SI Uncovers New Allegations Regarding Lance Armstrong’s Doping Case

January 19, 2011

(ChattahBox Sports News)—FDA agents are focusing a grand jury inquiry into whether seven-time Tour de France winner Lance Armstrong was involved in a doping operation between 1999 and 2004 while he was a member of the U.S. Postal Service cycling team, and Sports Illustrated has done some research of its own. The magazine intends to run its revelations regarding Armstrong’s potential doping activities in its Jan. 24 issue, SI.com reports.

The article intends to report that Armstrong gained access to HemAssist in the late 1990s, a drug used in cases of blood loss, which can boost the blood’s oxygen-carrying capacity, although Armstrong denies ever taking the drug. In addition, Armstrong’s former teammate Floyd Landis told SI about an event in 2003 when the team’s charter airline was searched by customs officials in St. Moritz. Landis says that drugs with Spanish labels, as well as syringes, were found in Armstrong’s bag, but that someone in the group convinced the agents that the materials were used for vitamin injections and let them through. Armstrong denies that this incident happened.

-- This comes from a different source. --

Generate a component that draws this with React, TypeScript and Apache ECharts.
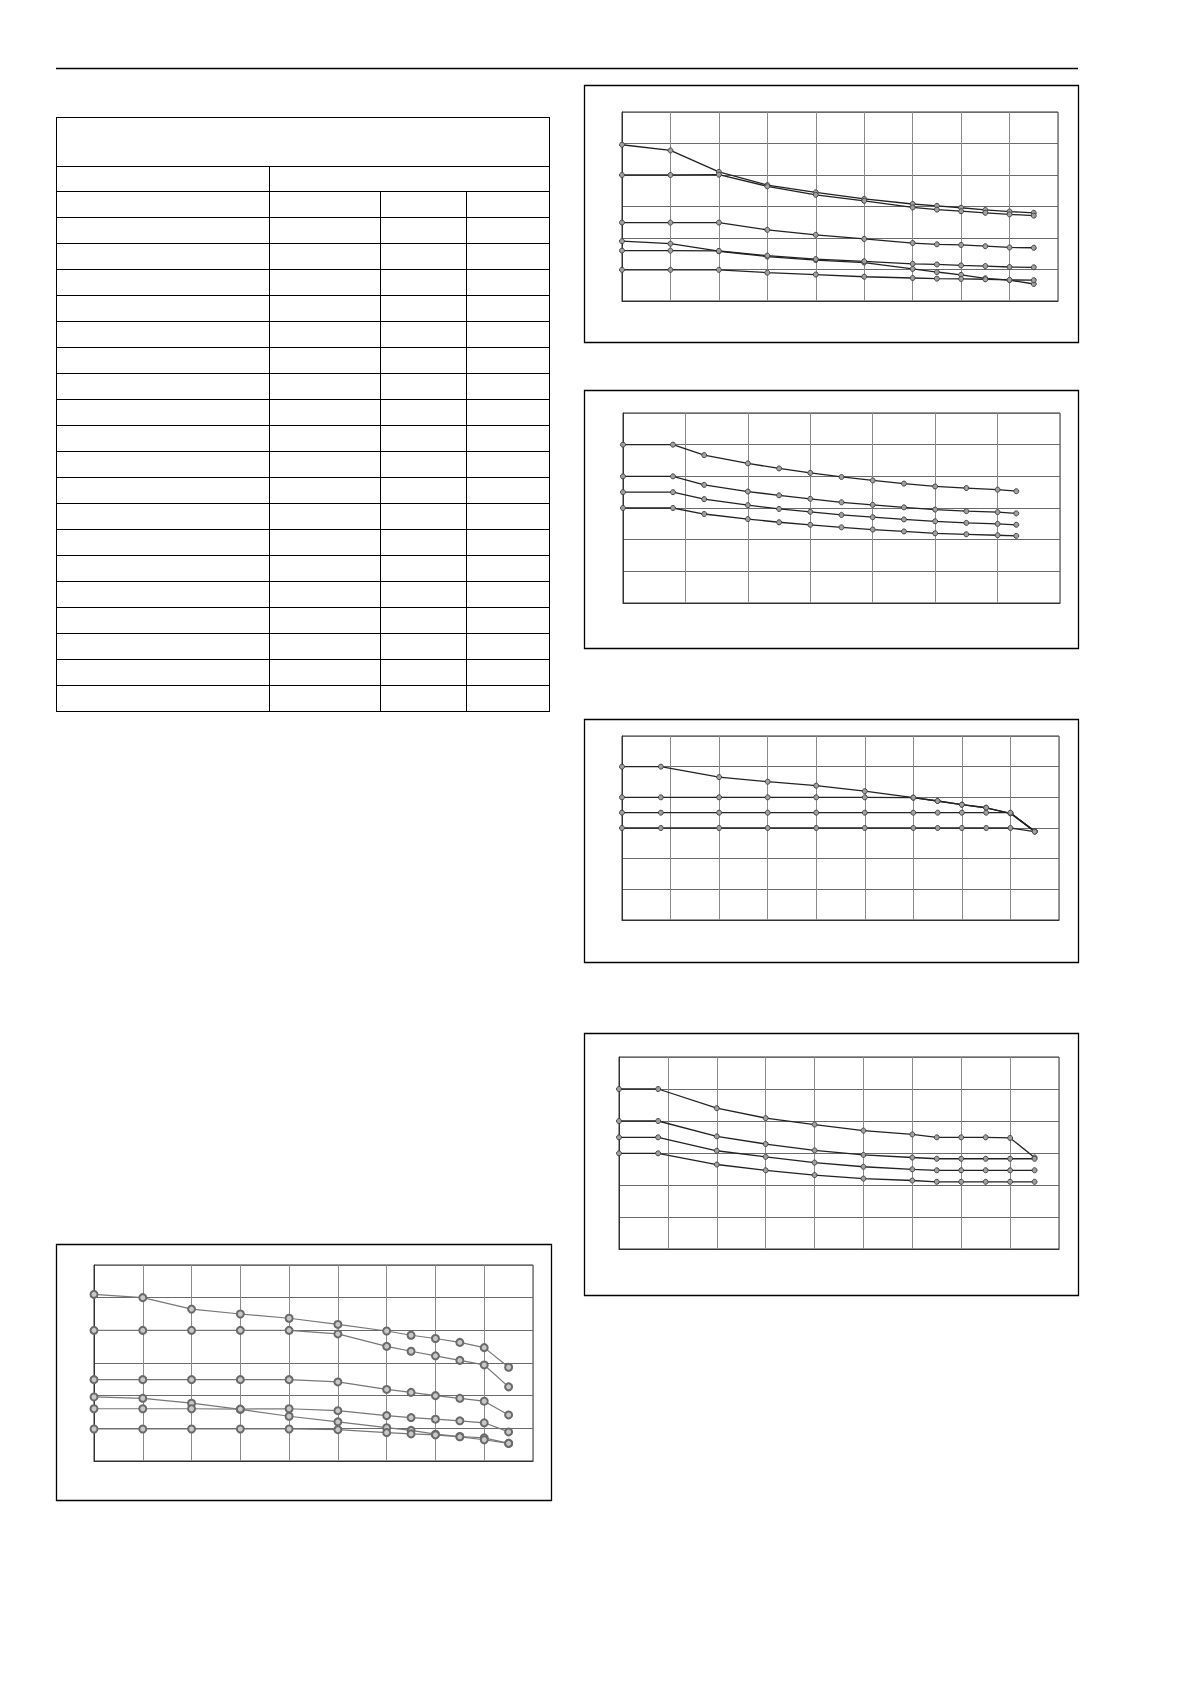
import { useEffect, useRef } from 'react';
import * as echarts from 'echarts';

// x positions (in grid units) of the measured points of each chart
const xTop = [0, 1, 2, 3, 4, 5, 6, 6.5, 7, 7.5, 8, 8.5];
const xSecond = [0, 0.8, 1.3, 2, 2.5, 3, 3.5, 4, 4.5, 5, 5.5, 6, 6.3];
const xThird = [0, 0.8, 2, 3, 4, 5, 6, 6.5, 7, 7.5, 8, 8.5];
const xFourth = [0, 0.8, 2, 3, 4, 5, 6, 6.5, 7, 7.5, 8, 8.5];
const xBottom = [0, 1, 2, 3, 4, 5, 6, 6.5, 7, 7.5, 8, 8.5];

// chart 1 (top right)
const top1 = [4.96, 4.78, 4.1, 3.68, 3.45, 3.24, 3.08, 3.02, 2.96, 2.89, 2.84, 2.8];
const top2 = [4.0, 4.0, 4.01, 3.64, 3.37, 3.18, 2.97, 2.9, 2.85, 2.8, 2.75, 2.71];
const top3 = [2.49, 2.49, 2.49, 2.26, 2.1, 1.97, 1.84, 1.8, 1.78, 1.74, 1.7, 1.69];
const top4 = [1.9, 1.82, 1.58, 1.41, 1.3, 1.22, 1.02, 0.92, 0.83, 0.72, 0.66, 0.54];
const top5 = [1.6, 1.6, 1.59, 1.44, 1.33, 1.26, 1.18, 1.16, 1.13, 1.11, 1.08, 1.07];
const top6 = [0.99, 0.99, 0.99, 0.9, 0.84, 0.77, 0.73, 0.71, 0.7, 0.69, 0.67, 0.66];

// chart 2
const second1 = [5.0, 5.0, 4.67, 4.41, 4.25, 4.11, 3.98, 3.87, 3.77, 3.68, 3.63, 3.58, 3.53];
const second2 = [4.0, 4.0, 3.73, 3.52, 3.4, 3.29, 3.18, 3.1, 3.02, 2.95, 2.9, 2.87, 2.83];
const second3 = [3.5, 3.5, 3.28, 3.09, 2.97, 2.88, 2.78, 2.71, 2.64, 2.58, 2.53, 2.5, 2.47];
const second4 = [3.0, 3.0, 2.81, 2.65, 2.55, 2.47, 2.39, 2.32, 2.26, 2.2, 2.17, 2.14, 2.12];

// chart 3
const third1 = [5.0, 5.0, 4.66, 4.51, 4.38, 4.2, 3.99, 3.88, 3.76, 3.66, 3.48, 2.89];
const third2 = [4.0, 4.0, 4.0, 4.0, 4.0, 4.0, 3.99, 3.88, 3.76, 3.66, 3.48, 2.89];
const third3 = [3.5, 3.5, 3.5, 3.5, 3.5, 3.5, 3.5, 3.5, 3.5, 3.5, 3.5, 2.89];
const third4 = [3.0, 3.0, 3.0, 3.0, 3.0, 3.0, 3.0, 3.0, 3.0, 3.0, 3.0, 2.88];

// chart 4
const fourth1 = [5.0, 5.0, 4.4, 4.09, 3.89, 3.7, 3.58, 3.49, 3.49, 3.49, 3.47, 2.86];
const fourth2 = [4.0, 4.0, 3.52, 3.28, 3.08, 2.94, 2.86, 2.82, 2.82, 2.82, 2.82, 2.82];
const fourth3 = [3.49, 3.49, 3.07, 2.88, 2.7, 2.57, 2.49, 2.46, 2.46, 2.46, 2.46, 2.46];
const fourth4 = [2.99, 2.99, 2.64, 2.46, 2.31, 2.2, 2.14, 2.1, 2.1, 2.1, 2.1, 2.1];

// chart 5 (bottom left)
const bottom1 = [5.1, 5.0, 4.65, 4.5, 4.37, 4.18, 3.98, 3.85, 3.75, 3.63, 3.47, 2.87];
const bottom2 = [4.0, 4.0, 4.0, 4.0, 4.0, 3.89, 3.51, 3.36, 3.22, 3.08, 2.94, 2.27];
const bottom3 = [2.49, 2.49, 2.49, 2.49, 2.49, 2.42, 2.19, 2.1, 2.0, 1.92, 1.83, 1.41];
const bottom4 = [1.96, 1.92, 1.77, 1.58, 1.37, 1.2, 1.02, 0.94, 0.82, 0.75, 0.71, 0.54];
const bottom5 = [1.6, 1.6, 1.6, 1.59, 1.6, 1.54, 1.39, 1.33, 1.28, 1.23, 1.17, 0.89];
const bottom6 = [0.98, 0.98, 0.98, 0.98, 0.98, 0.96, 0.87, 0.83, 0.8, 0.74, 0.65, 0.54];

const charts = [
  { xs: xTop, xMax: 9, lines: [top1, top2, top3, top4, top5, top6], light: false },
  { xs: xSecond, xMax: 7, lines: [second1, second2, second3, second4], light: false },
  { xs: xThird, xMax: 9, lines: [third1, third2, third3, third4], light: false },
  { xs: xFourth, xMax: 9, lines: [fourth1, fourth2, fourth3, fourth4], light: false },
  { xs: xBottom, xMax: 9, lines: [bottom1, bottom2, bottom3, bottom4, bottom5, bottom6], light: true },
];

// layout of the page (pixels)
const plotBoxes = [
  { left: 622, top: 112, width: 436, height: 189 },
  { left: 623, top: 413, width: 437, height: 190 },
  { left: 622, top: 736, width: 437, height: 184 },
  { left: 619, top: 1057, width: 440, height: 192 },
  { left: 94, top: 1265, width: 439, height: 196 },
];
const frames = [
  [584, 85, 494, 257],
  [584, 390, 494, 258],
  [584, 719, 494, 243],
  [584, 1033, 494, 262],
  [56, 1244, 495, 256],
];

const colWidths = [213, 111, 86, 83];
const tableRows = 20;

const cell: React.CSSProperties = { border: '1.5px solid #000', padding: 0 };

const App = () => {
  const chartRef = useRef<HTMLDivElement>(null);

  useEffect(() => {
    if (!chartRef.current) return;
    const chart = echarts.init(chartRef.current, null, { renderer: 'svg' });

    const grid = plotBoxes.map(b => ({
      ...b,
      show: true,
      borderColor: '#333',
      borderWidth: 1,
      backgroundColor: 'transparent',
    }));

    const xAxis = charts.map((c, i) => ({
      type: 'value' as const,
      gridIndex: i,
      min: 0,
      max: c.xMax,
      interval: 1,
      axisLabel: { show: false },
      axisTick: { show: false },
      axisLine: { lineStyle: { color: '#333' } },
      splitLine: { lineStyle: { color: '#8a8a8a', width: 1 } },
    }));
    const yAxis = charts.map((_, i) => ({
      type: 'value' as const,
      gridIndex: i,
      min: 0,
      max: 6,
      interval: 1,
      axisLabel: { show: false },
      axisTick: { show: false },
      axisLine: { lineStyle: { color: '#333' } },
      splitLine: { lineStyle: { color: '#6a6a6a', width: 1 } },
    }));

    const series: any[] = [];
    charts.forEach((c, i) => {
      c.lines.forEach(ys => {
        series.push({
          type: 'line',
          xAxisIndex: i,
          yAxisIndex: i,
          data: ys.map((y, k) => [c.xs[k], y]),
          symbol: 'circle',
          symbolSize: c.light ? 7 : 5,
          showSymbol: true,
          lineStyle: { color: c.light ? '#777' : '#222', width: c.light ? 1.2 : 1.3 },
          itemStyle: c.light
            ? { color: '#c8c8c8', borderColor: '#6a6a6a', borderWidth: 2 }
            : { color: '#a0a0a0', borderColor: '#444', borderWidth: 1 },
          silent: true,
        });
      });
    });

    const graphic: any[] = [
      { type: 'line', shape: { x1: 56, y1: 68.5, x2: 1078, y2: 68.5 }, style: { stroke: '#000', lineWidth: 1.3 } },
      ...frames.map(([x, y, w, h]) => ({
        type: 'rect',
        shape: { x: x + 0.5, y: y + 0.5, width: w, height: h },
        style: { fill: 'none', stroke: '#000', lineWidth: 1.3 },
      })),
    ];

    chart.setOption({
      animation: false,
      backgroundColor: '#fff',
      grid,
      xAxis,
      yAxis,
      series,
      graphic,
    });

    return () => chart.dispose();
  }, []);

  return (
    <div style={{ position: 'absolute', left: 0, top: 0, width: 1190, height: 1684 }}>
      <div ref={chartRef} style={{ position: 'absolute', left: 0, top: 0, width: 1190, height: 1684 }} />
      <table
        style={{
          position: 'absolute',
          left: 56,
          top: 117,
          width: 493,
          borderCollapse: 'collapse',
          tableLayout: 'fixed',
          background: '#fff',
        }}
      >
        <colgroup>
          {colWidths.map((w, i) => (
            <col key={i} style={{ width: w }} />
          ))}
        </colgroup>
        <tbody>
          <tr style={{ height: 49 }}>
            <td colSpan={4} style={cell} />
          </tr>
          <tr style={{ height: 25 }}>
            <td style={cell} />
            <td colSpan={3} style={cell} />
          </tr>
          {Array.from({ length: tableRows }).map((_, r) => (
            <tr key={r} style={{ height: 26 }}>
              {colWidths.map((_, c) => (
                <td key={c} style={cell} />
              ))}
            </tr>
          ))}
        </tbody>
      </table>
    </div>
  );
};

export default App;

Between 1993 and 1996, a UCLA lab appears to have reported above-average levels of the testosterone-epitestosterone ratio in Armstrong’s blood on three separate occasions, but the lab was unable to get secondary confirmation of the unusual blood levels, SI reports. Armstrong denies ever taking performance-enhancing drugs and says he has never been informed of a positive test.